Of course, these insights should not downplay the fact that several contextual factors and the orientations and aspirations of economic policy-making in Tanzania have radically changed over the past two decades and the country had become more liberal, deregulated and populated by city society forces and political forces challenging the state and its ruling party CCM. However, when John P. Magufuli was elected the new president of Tanzania in 2015, the country changed track and borrowed selectively from the Socialist era. His government has tried to advance a state-centered development model with an authoritarian face and has privileged the promotion of “factories” (i.e. industrialization) over that of agriculture.

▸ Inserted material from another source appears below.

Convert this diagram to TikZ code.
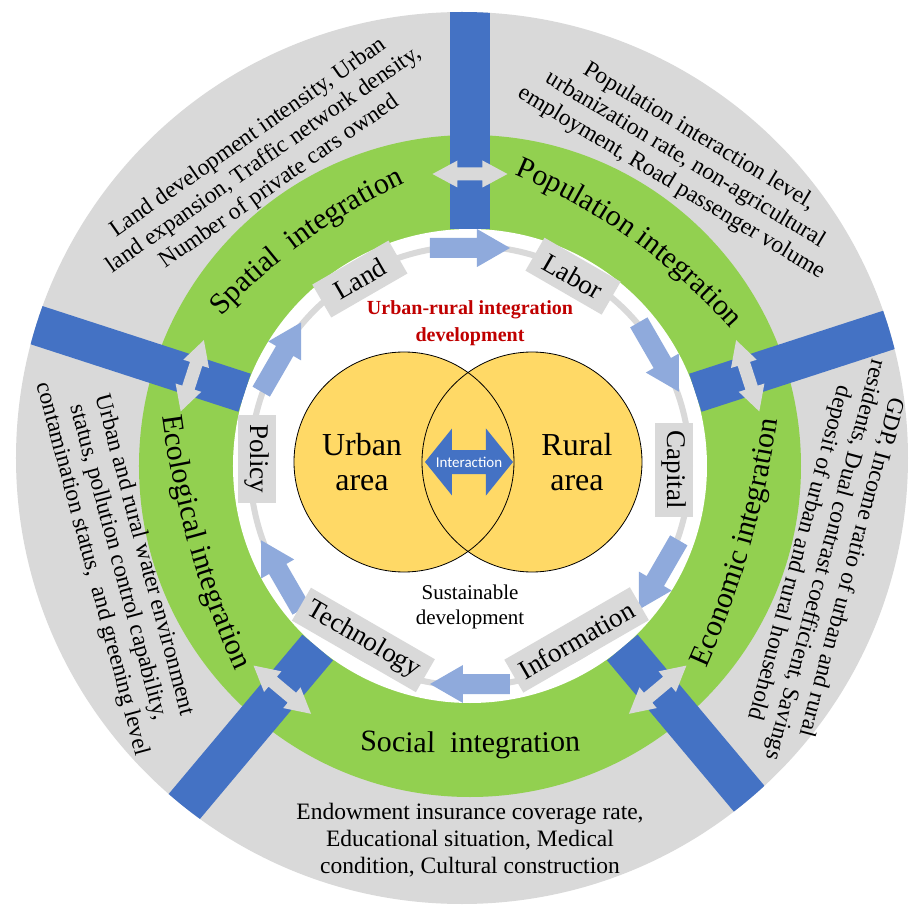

Its highly interventionist and often-unpredictable actions turned off many potential investors and scared those who already had invested in Tanzania, the more so since land was repossessed from at least two large-scale agriculture investment cases. It also resulted in a significant downscaling of SAGCOT after the Tanzanian government cancelled a US$70 million loan facility of the World Bank linked to the project in 2019. SAGCOT was eventually further weakened by the Magufuli administration in 2020. What comes next under President Samia Suluhu Hassan, who followed Magufuli upon his death in March 2021? After all, Kilimo Kwanza and SAGCOT are still alive.